With We’re All Going to the World’s Fair, Schoenbrun created an unsettling and intense atmosphere of dread by situating its story largely in a single dark room and repeatedly cutting away to videos of people participating in the film’s mysterious, creepypasta-inspired web game. I Saw the TV Glow explores much more of the “real” world that a slightly older Owen (Justice Smith) and Maddy exist in outside of their bedrooms and the basement, where they’re able to covertly watch The Pink Opaque together for the first time.
But as the teens begin opening up about their everyday struggles — his father (Fred Durst) is emotionally abusive, and she isn’t safe in her own home — I Saw the TV Glow also dips into The Pink Opaque’s monster-of-the-week reality in a way that illustrates things about Owen and Maddy that neither of them are fully able to articulate. Though I Saw the TV Glow leads with a lo-fi ’90s aesthetic evocative of coming-of-age dramas like My So-Called Life and Freaks and Geeks, it’s through the Buffy the Vampire Slayer-like beats of The Pink Opaque that the film comes into its own as a story about queer people finding themselves in the age of pre-internet genre fandoms.
To everyone else, The Pink Opaque is just a cheesy show about two girls who meet at summer camp, discover they share a powerful psychic connection, and then use their bond to routinely defeat the forces of evil after going back home to their families on opposite sides of the county. But to Owen and Maddy, the show’s heroines Isabel (Helena Howard) and Tara (Lindsey Jordan) provide a much-needed escape from the monotony of their ordinary lives. The Pink Opaque resonates with the kids so profoundly that, with time, they start to question whether they might actually have a supernatural connection to it.
While there are initially distinct delineations between I Saw the TV Glow’s lo-fi reality and the phosphorescent world of The Pink Opaque, Schoenbrun blurs those boundaries to David Lynchian effect as the film follows Owen and Maddy through years of a secret friendship. As time pulls the two in different directions, the listlessness that dominates their lives takes on an unnerving, sinister quality. In fact, the two feel every bit as imperiled as Isabel and Tara do in the buildup to The Pink Opaque’s season five cliffhanger finale. And when Maddy’s house is engulfed in flames and she mysteriously disappears the same week The Pink Opaque is canceled, Owen can’t help but wonder whether there might be something to their suspicions about the show being much more than just a TV series.
In contrast to the film’s rich sonic palette that surges as musicians like Phoebe Bridgers and Haley Dahl make appearances as themselves, I Saw the TV Glow’s leads deliver restrained performances that show rather than tell you who Owen and Maddy are.

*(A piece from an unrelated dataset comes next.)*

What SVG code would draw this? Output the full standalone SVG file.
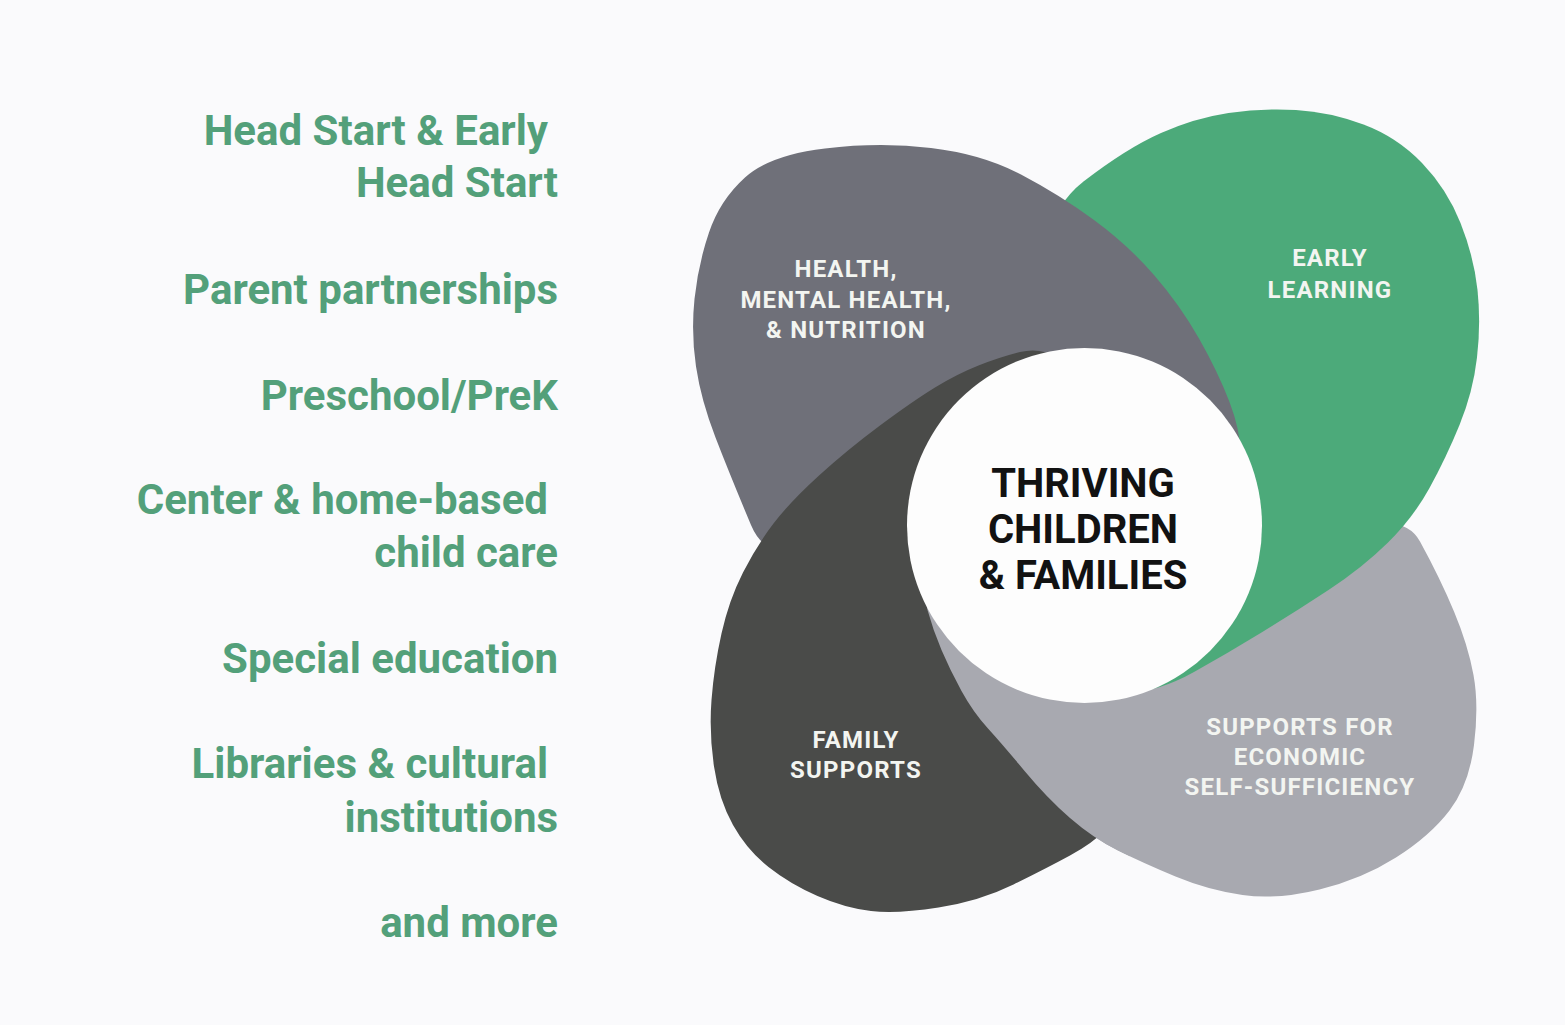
<svg xmlns="http://www.w3.org/2000/svg" width="1565" height="1025" viewBox="0 0 1565 1025">
<style>
.list{font-family:Roboto,"Liberation Sans",sans-serif;font-weight:700;font-size:42px;fill:#53a07a;text-anchor:end}
.lab{font-family:Roboto,"Liberation Sans",sans-serif;font-weight:700;font-size:24px;letter-spacing:1.2px;fill:#f3f5f1;text-anchor:middle}
.core{font-family:Roboto,"Liberation Sans",sans-serif;font-weight:700;font-size:40px;fill:#121212;text-anchor:middle}
</style>
<defs>
<clipPath id="lowClip"><rect x="860" y="560" width="270" height="400"/></clipPath>
<path id="pL" d="M1420,541.5 Q1440,578 1454,611.5 Q1468,645 1473.5,675 Q1479,705 1474,745 Q1469,785 1449.5,810.5 Q1430,836 1396,857.5 Q1362,879 1319.5,889.5 Q1277,900 1242.5,895 Q1208,890 1175.5,876.5 Q1143,863 1118,850.5 Q1093,838 1070,818 Q1047,798 1025,771.5 Q1003,745 988,728.5 Q973,712 961.5,691 Q950,670 941.5,650 Q933,630 927.5,610 Q922,590 961,555 Q1000,520 1125,550 Q1250,580 1325,542.5 Q1400,505 1420,541.5 Z"/>
</defs>
<rect width="1565" height="1025" fill="#fafafc"/>

<g id="list">
<text class="list" x="548" y="145">Head Start &amp; Early</text>
<text class="list" x="558" y="197">Head Start</text>
<text class="list" x="558" y="304">Parent partnerships</text>
<text class="list" x="558" y="410">Preschool/PreK</text>
<text class="list" x="548" y="514">Center &amp; home-based</text>
<text class="list" x="558" y="567">child care</text>
<text class="list" x="558" y="673">Special education</text>
<text class="list" x="548" y="778">Libraries &amp; cultural</text>
<text class="list" x="558" y="832">institutions</text>
<text class="list" x="558" y="937">and more</text>
</g>

<g id="economic">
<use href="#pL" fill="#a8a9b0"/>
</g>

<g id="early-learning">
<path fill="#4caa7a" d="M1083.5,181.5 Q1127,148 1161,133 Q1195,118 1228.5,113 Q1262,108 1296,110 Q1330,112 1363.5,124.5 Q1397,137 1422,163 Q1447,189 1460.5,223 Q1474,257 1477.5,290 Q1481,323 1477,357.5 Q1473,392 1459.5,425 Q1446,458 1429.5,488 Q1413,518 1387.5,543 Q1362,568 1328.5,590 Q1295,612 1261.5,632.5 Q1228,653 1194,672 Q1160,691 1125,694 Q1090,697 1045,558.5 Q1000,420 1020,317.5 Q1040,215 1083.5,181.5 Z"/>
</g>

<g id="health">
<path fill="#6f7079" d="M751,525 Q730,475 715.5,437.5 Q701,400 696,366.5 Q691,333 694.5,299 Q698,265 709,232.5 Q720,200 745,177.5 Q770,155 825,148.5 Q880,142 931,148 Q982,154 1021,174.5 Q1060,195 1094,220 Q1128,245 1154,275 Q1180,305 1199,338.5 Q1218,372 1229.5,402 Q1241,432 1240.5,456 Q1240,480 1170,490 Q1100,500 1000,490 Q900,480 836,527.5 Q772,575 751,525 Z"/>
</g>

<g id="family">
<path fill="#4a4b49" d="M773.5,523.5 Q790,502 818.5,476 Q847,450 880,425.5 Q913,401 935,387.5 Q957,374 978.5,365.5 Q1000,357 1020,352 Q1040,347 1057.5,357.5 Q1075,368 1037.5,484 Q1000,600 1025,650 Q1050,700 1085,757.5 Q1120,815 1106.5,829 Q1093,843 1070,855.5 Q1047,868 1013.5,884.5 Q980,901 938.5,907.5 Q897,914 871,911 Q845,908 817.5,896 Q790,884 768.5,867 Q747,850 733,825 Q719,800 714,766.5 Q709,733 711.5,700 Q714,667 721.5,633.5 Q729,600 743,572.5 Q757,545 773.5,523.5 Z"/>
</g>

<g id="economic-front" clip-path="url(#lowClip)">
<use href="#pL" fill="#a8a9b0"/>
</g>

<g id="center">
<circle cx="1084.5" cy="525.5" r="177.5" fill="#fdfdfd"/>
<text class="core" x="1083" y="497">THRIVING</text>
<text class="core" x="1083" y="543">CHILDREN</text>
<text class="core" x="1083" y="589">&amp; FAMILIES</text>
</g>

<g id="labels">
<text class="lab" x="846" y="277">HEALTH,</text>
<text class="lab" x="846" y="308">MENTAL HEALTH,</text>
<text class="lab" x="846" y="338">&amp; NUTRITION</text>
<text class="lab" x="1330" y="266">EARLY</text>
<text class="lab" x="1330" y="298">LEARNING</text>
<text class="lab" x="856" y="748">FAMILY</text>
<text class="lab" x="856" y="778">SUPPORTS</text>
<text class="lab" x="1300" y="735">SUPPORTS FOR</text>
<text class="lab" x="1300" y="765">ECONOMIC</text>
<text class="lab" x="1300" y="795">SELF-SUFFICIENCY</text>
</g>
</svg>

They’re fans of a show that, at least to Owen, seems to become simpler in tone and something that’s really meant for children as the years go by. But they are also two people grappling with an existential dysphoria that The Pink Opaque helps them better understand. Even though the show can’t fix their problems, it gives them a framework of queer identity to project themselves into and a language to express the deep-seated emotions that make them feel so different from other people.
The more the film shifts into its psychological fantasy thriller mode, the harder it becomes to tell how firm a grasp Owen and Maddy have on what is real and what isn’t. But rather than making either character’s story feel like a puzzle you’re meant to solve, each instance of The Pink Opaque bleeding into reality instead illustrates what it can feel like to long for something that you think only exists in fiction on TV.
Even with its handful of distracting, fourth wall-breaking exposition dumps, I Saw the TV Glow is a spellbinding watch as a standalone movie that’s trying to capture the essence of being one of the weirdos. What’s most promising about the film, though, is how clearly it speaks to the ways in which Schoenbrun’s larger vision for their “Screen Trilogy” — which began with We’re All Going to the World’s Fair — has grown. The evolution of a filmmaker’s voice is not always reason enough to be intrigued by the prospect of what they might create next. But Schoenbrun seems to have the heat, and I Saw the TV Glow is a strong sign of even greater things to come.
I Saw the TV Glow also stars Amber Benson, Emma Portner, Kristina Esfandiari, Connor O’Malley, and Danny Tamberelli. The movie debuts in select theaters on May 3rd, and will have a wider theatrical release on May 17th.